Für Markus Bergen war relativ schnell klar, dass der Job der richtige für ihn ist. Trotzdem hatte er immer die Gewissheit, zurück zu Studjo zu können, wenn es denn sein müsste. Doch daran hat er nie gedacht. Vielmehr hat er die vergangenen eineinhalb Jahre nicht nur genutzt, um sich in seinem neuen Beruf zu beweisen, sondern auch, um sich von seinem Elternhaus zu lösen – ist er doch vor drei Monaten dort aus und in eine eigene Wohnung eingezogen. Auch dabei war sein früherer Arbeitgeber Studjo behilflich und unterstützt Bergen im privaten Bereich auch weiterhin.
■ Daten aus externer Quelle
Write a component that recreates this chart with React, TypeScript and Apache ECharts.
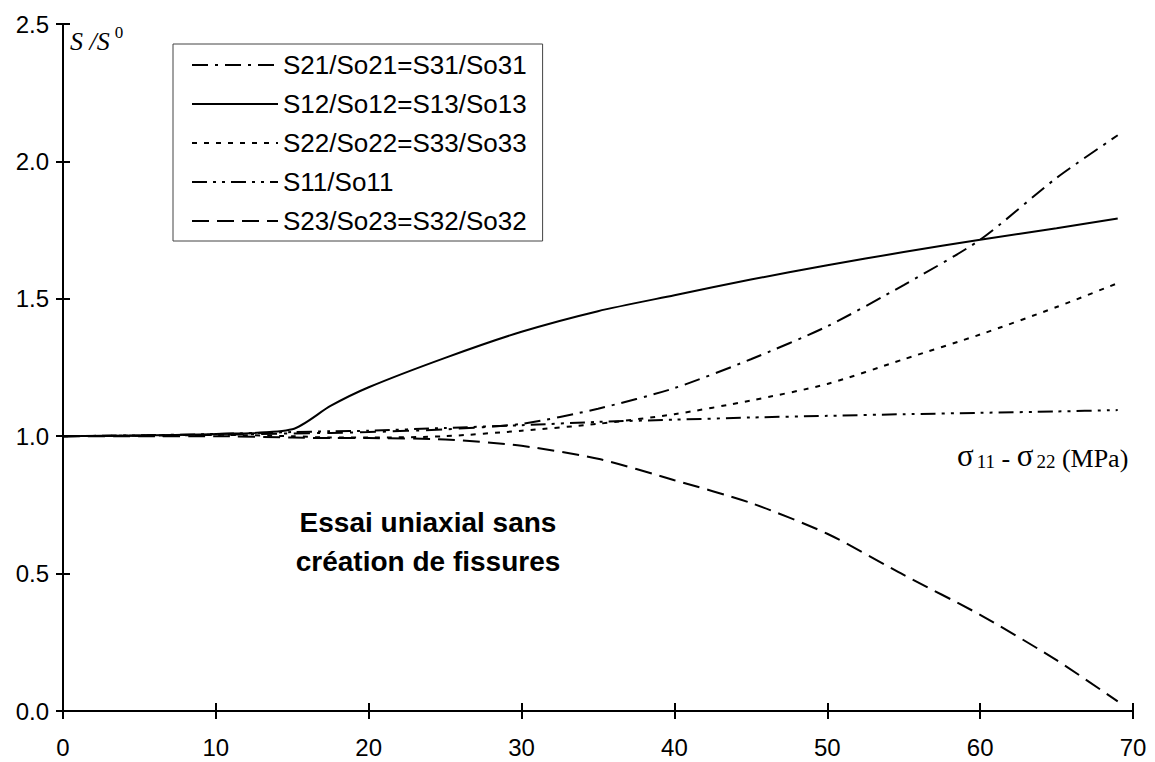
import React, { useEffect, useRef } from "react";
import * as echarts from "echarts";

const X = [0, 5, 10, 15, 17.5, 20, 25, 30, 35, 40, 45, 50, 55, 60, 65, 69];
const S21 = [1.0, 1.002, 1.005, 1.01, 1.012, 1.015, 1.025, 1.045, 1.1, 1.175, 1.28, 1.4, 1.55, 1.715, 1.94, 2.095];
const S12 = [1.0, 1.003, 1.008, 1.025, 1.11, 1.178, 1.285, 1.38, 1.455, 1.513, 1.57, 1.622, 1.67, 1.715, 1.757, 1.792];
const S22 = [1.0, 1.002, 1.005, 1.0, 0.995, 0.995, 1.0, 1.02, 1.045, 1.08, 1.13, 1.19, 1.28, 1.37, 1.47, 1.557];
const S11 = [1.0, 1.003, 1.008, 1.015, 1.018, 1.02, 1.03, 1.04, 1.052, 1.06, 1.068, 1.074, 1.08, 1.085, 1.09, 1.095];
const S23 = [1.0, 1.0, 1.0, 0.995, 0.993, 0.993, 0.988, 0.965, 0.918, 0.84, 0.757, 0.645, 0.495, 0.35, 0.185, 0.035];

const NAMES = [
  "S21/So21=S31/So31",
  "S12/So12=S13/So13",
  "S22/So22=S33/So33",
  "S11/So11",
  "S23/So23=S32/So32",
];
const VALUES = [S21, S12, S22, S11, S23];
const DASHES: any[] = [
  [16, 7, 3, 7],
  "solid",
  [5, 7],
  [15, 6, 3, 6, 3, 6],
  [17, 8],
];
const X_MIN = 0;
const X_MAX = 70;
const X_INTERVAL = 10;
const Y_MIN = 0;
const Y_MAX = 2.5;
const Y_INTERVAL = 0.5;

const SANS = "Arial, 'Liberation Sans', sans-serif";
const SERIF = "'Times New Roman', 'Liberation Serif', serif";

export default function App() {
  const ref = useRef<HTMLDivElement>(null);
  useEffect(() => {
    document.body.style.margin = "0";
    const chart = echarts.init(ref.current!, undefined, { renderer: "svg" });
    const axisBase = {
      type: "value" as const,
      splitLine: { show: false },
    };
    const option: any = {
      animation: false,
      backgroundColor: "#fff",
      grid: { left: 63, right: 22, top: 24, bottom: 51, containLabel: false },
      xAxis: [
        {
          ...axisBase,
          min: X_MIN,
          max: X_MAX,
          interval: X_INTERVAL,
          position: "bottom",
          axisLine: { show: true, onZero: false, lineStyle: { color: "#000", width: 2 } },
          axisTick: { show: true, inside: false, length: 8, lineStyle: { color: "#000", width: 2 } },
          axisLabel: { color: "#000", fontSize: 24, fontFamily: SANS, margin: 24 },
        },
        {
          ...axisBase,
          min: X_MIN,
          max: X_MAX,
          interval: X_INTERVAL,
          position: "bottom",
          axisLine: { show: false, onZero: false },
          axisTick: { show: true, inside: true, length: 8, lineStyle: { color: "#000", width: 2 } },
          axisLabel: { show: false },
        },
      ],
      yAxis: [
        {
          ...axisBase,
          min: Y_MIN,
          max: Y_MAX,
          interval: Y_INTERVAL,
          position: "left",
          axisLine: { show: true, onZero: false, lineStyle: { color: "#000", width: 2 } },
          axisTick: { show: true, inside: false, length: 7, lineStyle: { color: "#000", width: 2 } },
          axisLabel: {
            color: "#000",
            fontSize: 24,
            fontFamily: SANS,
            margin: 14,
            formatter: (v: number) => v.toFixed(1),
          },
        },
        {
          ...axisBase,
          min: Y_MIN,
          max: Y_MAX,
          interval: Y_INTERVAL,
          position: "left",
          axisLine: { show: false, onZero: false },
          axisTick: { show: true, inside: true, length: 7, lineStyle: { color: "#000", width: 2 } },
          axisLabel: { show: false },
        },
      ],
      legend: {
        orient: "vertical",
        left: 173,
        top: 44,
        data: NAMES,
        itemWidth: 86,
        itemHeight: 14,
        itemGap: 9,
        padding: [6, 16, 5, 18],
        borderColor: "#444",
        borderWidth: 1,
        backgroundColor: "#fff",
        itemStyle: { opacity: 0 },
        textStyle: { color: "#000", fontSize: 26, fontFamily: SANS, lineHeight: 30 },
      },
      series: NAMES.map((name, k) => ({
        name,
        type: "line",
        xAxisIndex: 0,
        yAxisIndex: 0,
        symbol: "none",
        smooth: 0.25,
        z: 3,
        data: X.map((x, i) => [x, VALUES[k][i]]),
        lineStyle: { color: "#000", width: 2, type: DASHES[k] },
        itemStyle: { color: "#000" },
      })),
      graphic: [
        {
          type: "text",
          left: 70,
          top: 24,
          style: {
            text: "{a|S}{b| /}{a|S}{c|0}",
            rich: {
              a: { fontFamily: SERIF, fontStyle: "italic", fontSize: 26, color: "#000", verticalAlign: "bottom", lineHeight: 30 },
              b: { fontFamily: SERIF, fontStyle: "italic", fontSize: 26, color: "#000", verticalAlign: "bottom", lineHeight: 30 },
              c: { fontFamily: SERIF, fontSize: 17, color: "#000", verticalAlign: "top", lineHeight: 30, padding: [0, 0, 0, 5] },
            },
          },
        },
        {
          type: "text",
          left: 957,
          top: 440,
          style: {
            text: "{s|σ}{u|11}{n| - }{s|σ}{u|22}{n| (MPa)}",
            rich: {
              s: { fontFamily: SERIF, fontSize: 31, color: "#000", verticalAlign: "bottom", lineHeight: 32 },
              n: { fontFamily: SERIF, fontSize: 26, color: "#000", verticalAlign: "bottom", lineHeight: 32 },
              u: { fontFamily: SERIF, fontSize: 19, color: "#000", verticalAlign: "bottom", lineHeight: 32, padding: [0, 0, 0, 3] },
            },
          },
        },
        {
          type: "text",
          x: 428,
          y: 542,
          style: {
            text: "Essai uniaxial sans\ncréation de fissures",
            fontFamily: SANS,
            fontWeight: "bold",
            fontSize: 28,
            lineHeight: 39,
            fill: "#000",
            align: "center",
            verticalAlign: "middle",
          },
        },
      ],
    };
    chart.setOption(option);
    return () => chart.dispose();
  }, []);
  return (
    <div
      ref={ref}
      style={{ position: "fixed", left: 0, top: 0, width: 1155, height: 762, background: "#fff" }}
    />
  );
}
Aber auch der Arbeitgeber werde nicht alleine gelassen, weder jetzt noch in Zukunft, verspricht Andreas Schnippering.

Aus den Märkischen Werkstätten wurde Studjo

Studjo: Das ist der neue Name der Altenbochumer und der Märkischen Werkstätten. Als diakonische Einrichtung der beruflichen Rehabilitation für Menschen mit einer psychischen, geistigen und körperlichen Beeinträchtigung ist es die Aufgabe von Studjo, Menschen, die wegen Art und Schwere ihrer Behinderung nicht, noch nicht oder nicht wieder auf dem allgemeinen Arbeitsmarkt tätig sein können, einen Arbeitsplatz zu bieten. Im Studjo des Johanneswerks arbeiten mehr als 1100 Menschen mit einer Behinderung. Etwa 240 handwerklich, technisch und pädagogisch kompetente Mitarbeiter und Mitarbeiterinnen des Johanneswerks begleiten, beraten und unterstützen sie bei der Arbeit. Es gibt Arbeitsplätze in den unterschiedlichsten Bereichen sowie Außenarbeitsplätze bei Partnerunternehmen. Auch die Förderung und Begleitung hin zu einem möglichen Übergang auf den allgemeinen Arbeitsmarkt gehört zu den Angeboten. (Quelle: Studjo)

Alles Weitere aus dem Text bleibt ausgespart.